Quels sont les moyens de lutter de manière non-violente sur Internet ? En organisant des événements qui peuvent paralyser un réseau, en créant des journaux web qui peuvent ensuite diffuser des nouvelles de manière virulente sans pour autant tomber dans la facilité de l’insulte, en créant des contre-courants pour briser un certain monopole certains domaines (logiciels libres…) et bien d’autres choses. Certaines de ces actions sont illégales me direz-vous, mais la plupart de ces actions violent des lois injustes et le principe de la désobéissance civile n’est pas de toujours rester dans la légalité lorsque celle-ci se montre injuste envers les citoyens. Dans nos sociétés démocratiques, les citoyens sont sensés être les souverains de leur propre pays, mais force est de constater que le pouvoir est aujourd’hui aux mains d’une oligarchie que les citoyens ne font qu’accepter, car nulle alternative sérieuse ne leur est présentée. Lorsqu’il s’agit de lutter contre un lobby ou une multinationale, les états sont souvent mis en défaut, montrant la faiblesse de leur pouvoir face à des voyous économiques (que je n’hésiterai pas de qualifier de criminels contre l’Humanité) ; c’est là que les citoyens peuvent montrer leur pouvoir et arriver à réussir où l’état a failli. Cependant, la plupart de ces actions ne donnent aucun résultat ou très peu, car dans nos sociétés où la consommation est reine, les citoyens veulent avoir ce qu’il veulent instantanément ; une lutte longue n’est pas possible, car les citoyens n’en ont pas la volonté et se découragent bien trop vite, peut-être parce qu’ils sur-estimaient leur force ou qu’ils sous-estimaient la puissance de ceux à qui ils s’opposent ou même qu’ils sont un peu trop naïf pour penser que la plupart des gens qui dirigent les multinationales se soucient d’autrui.

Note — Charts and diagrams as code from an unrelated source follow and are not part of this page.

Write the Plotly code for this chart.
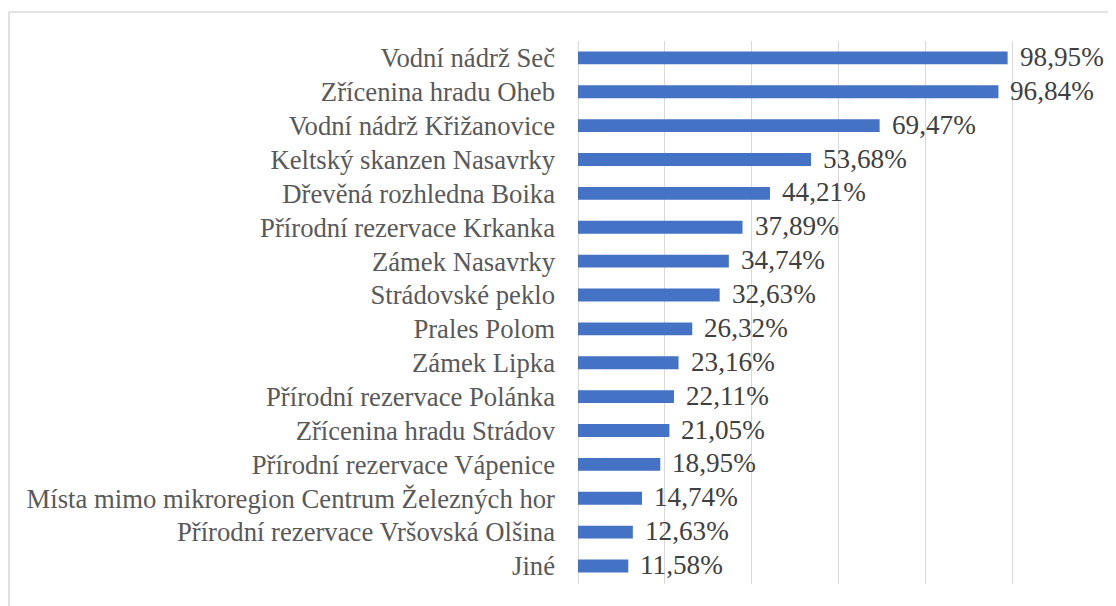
import plotly.graph_objects as go

categories = [
    "Vodní nádrž Seč",
    "Zřícenina hradu Oheb",
    "Vodní nádrž Křižanovice",
    "Keltský skanzen Nasavrky",
    "Dřevěná rozhledna Boika",
    "Přírodní rezervace Krkanka",
    "Zámek Nasavrky",
    "Strádovské peklo",
    "Prales Polom",
    "Zámek Lipka",
    "Přírodní rezervace Polánka",
    "Zřícenina hradu Strádov",
    "Přírodní rezervace Vápenice",
    "Místa mimo mikroregion Centrum Železných hor",
    "Přírodní rezervace Vršovská Olšina",
    "Jiné",
]
values = [98.95, 96.84, 69.47, 53.68, 44.21, 37.89, 34.74, 32.63,
          26.32, 23.16, 22.11, 21.05, 18.95, 14.74, 12.63, 11.58]
labels = [f"{v:.2f}%".replace(".", ",") for v in values]

# page has an 8px body offset
OFF = 8
W, H = 1116 - OFF, 606 - OFF
L, R, T, B = 578 - OFF, 1099 - OFF, 41 - OFF, 584 - OFF
FONT = "Liberation Serif"
FS = 26.7
FS_LBL = 27.2

fig = go.Figure()
fig.add_trace(go.Bar(
    y=categories, x=[v / 100 for v in values], orientation="h",
    marker=dict(color="#4472c4", line=dict(width=0)),
    width=0.38, hoverinfo="skip",
))
for c, v, t in zip(categories, values, labels):
    fig.add_annotation(x=v / 100, y=c, text=t, xanchor="left", yanchor="middle",
                       xshift=10, yshift=1, showarrow=False,
                       font=dict(family=FONT, size=FS_LBL, color="#404040"))

pw, ph = R - L, B - T
fig.add_shape(type="rect", xref="paper", yref="paper",
              x0=(9 - OFF - L) / pw, x1=(W + 5 - L) / pw,
              y0=(B - (H + 5)) / ph, y1=(B - (12 - OFF)) / ph,
              line=dict(color="#d9d9d9", width=1.5), fillcolor="rgba(0,0,0,0)", layer="below")

fig.update_layout(
    width=W, height=H,
    margin=dict(l=L, r=W - R, t=T, b=H - B, pad=0),
    paper_bgcolor="white", plot_bgcolor="white",
    showlegend=False,
    font=dict(family=FONT, size=FS, color="#595959"),
    xaxis=dict(range=[0, 1.2], dtick=0.2, tick0=0, showticklabels=False,
               showgrid=True, gridcolor="#d9d9d9", gridwidth=1.3,
               zeroline=True, zerolinecolor="#d9d9d9", zerolinewidth=1.3,
               showline=False, ticks="", fixedrange=True),
    yaxis=dict(autorange="reversed", showgrid=False, ticks="", showline=False,
               ticklabelstandoff=22, tickfont=dict(family=FONT, size=FS, color="#595959")),
)

fig.write_html("out.html")
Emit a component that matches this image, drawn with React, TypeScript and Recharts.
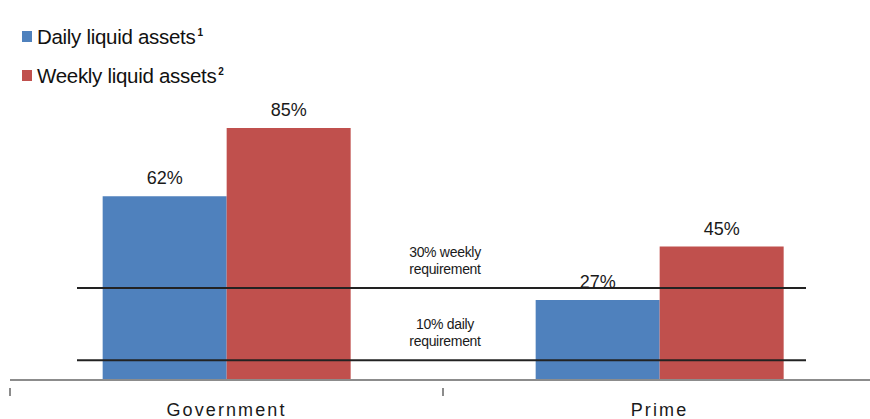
import React from "react";
import { Bar, BarChart, LabelList, ReferenceLine, XAxis, YAxis } from "recharts";

const categories = ["Government", "Prime"];
const dailyLiquid = [62, 27];
const weeklyLiquid = [85, 45];
const seriesNames = ["Daily liquid assets", "Weekly liquid assets"];
const seriesNotes = ["1", "2"];
const colors = ["#4f81bd", "#c0504d"];
// where the two requirement lines sit on the chart, and their captions
const requirementLines = [31, 6.7];
const requirementText = [["30% weekly", "requirement"], ["10% daily", "requirement"]];

const W = 876, H = 419, LEFT = 10;
const band = (W - LEFT) / categories.length;
const font = "'Liberation Sans', Arial, sans-serif";

const rows = categories.map((name, i) => ({ name, daily: dailyLiquid[i], weekly: weeklyLiquid[i] }));

function CatTick({ x, y, payload }: any) {
  return <g>
    <line x1={x - band / 2} x2={x - band / 2} y1={y} y2={y + 8} stroke="#8c8c8c" strokeWidth={2} />
    <text x={x} y={y + 28} textAnchor="middle" fontSize={18} letterSpacing={2.1} fill="#1a1a1a" fontFamily={font}>{payload.value}</text>
  </g>;
}

function reqShape(lines: string[]) {
  return (p: any) => {
    const cx = (p.x1 + p.x2) / 2 + 2;
    return <g>
      <line x1={p.x1 + 67} x2={p.x2 - 70} y1={p.y1} y2={p.y2} stroke="#222" strokeWidth={2} />
      <text y={p.y1 - 31} textAnchor="middle" fontSize={14} fill="#1a1a1a" fontFamily={font} letterSpacing={-0.3}>
        <tspan x={cx}>{lines[0]}</tspan>
        <tspan x={cx} dy={16.5}>{lines[1]}</tspan>
      </text>
    </g>;
  };
}

export default function App() {
  return <div style={{ position: "absolute", left: 0, top: 0, width: 870, height: 419, overflow: "hidden", background: "#fff", fontFamily: font }}>
    <div style={{ position: "absolute", left: 22, top: 17, color: "#111", fontSize: 20.5, letterSpacing: -0.3 }}>
      {seriesNames.map((n, i) => <div key={n} style={{ display: "flex", alignItems: "center", height: 39 }}>
        <span style={{ width: 10, height: 11, background: colors[i], marginRight: 5, display: "inline-block" }} />
        <span>{n}<sup style={{ fontSize: 10, fontWeight: 700, marginLeft: 2 }}>{seriesNotes[i]}</sup></span>
      </div>)}
    </div>
    <BarChart width={W} height={H} data={rows} margin={{ top: 83.5, right: 0, left: LEFT, bottom: 0 }} barCategoryGap="21.4%" barGap={0}>
      <XAxis dataKey="name" height={39} axisLine={{ stroke: "#8c8c8c", strokeWidth: 2 }} tickLine={false} tick={<CatTick />} interval={0} />
      <YAxis hide domain={[0, 100]} />
      <Bar dataKey="daily" fill={colors[0]} isAnimationActive={false}>
        <LabelList dataKey="daily" position="top" offset={12} formatter={(v: any) => `${v}%`} style={{ fontSize: 18, fill: "#1a1a1a", fontFamily: font }} />
      </Bar>
      <Bar dataKey="weekly" fill={colors[1]} isAnimationActive={false}>
        <LabelList dataKey="weekly" position="top" offset={12} formatter={(v: any) => `${v}%`} style={{ fontSize: 18, fill: "#1a1a1a", fontFamily: font }} />
      </Bar>
      {requirementLines.map((v, i) => <ReferenceLine key={i} y={v} shape={reqShape(requirementText[i])} />)}
    </BarChart>
  </div>;
}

Contrôler Internet : une utopie

Les états et les lobbys de certains domaines ont bien compris le danger qu’exerce pou eux un Internet mondial sans véritable contrôle. L’idéal est pour eux de contrôler Internet et d’ainsi de contrôler les actions des citoyens et de briser leur liberté d’agir. Les expériences successives montrent que toutes les tentatives de contrôle d’Internet par la législation, que ce soit à l’échelle de l’ONU, des USA ou de l’UE, ne pourront jamais se faire. Contrôler Internet est une utopie, car il est fait par les citoyens pour les citoyens et un réseau d’amplitude mondial ne pourra jamais être contrôlé. Internet démontre aussi la puissance que peuvent avoir les citoyens lorsqu’ils font front commun contre ceux qui tentent de briser leur liberté. Dans un monde fragmenté par des états rivaux et des entreprises rivales, un contrôle d’une entité mondiale ne sera jamais possible et c’est pour cela que les citoyens doivent profiter des opportunités qu’offrent Internet pour lutter et s’exprimer tout en respectant l’Homme.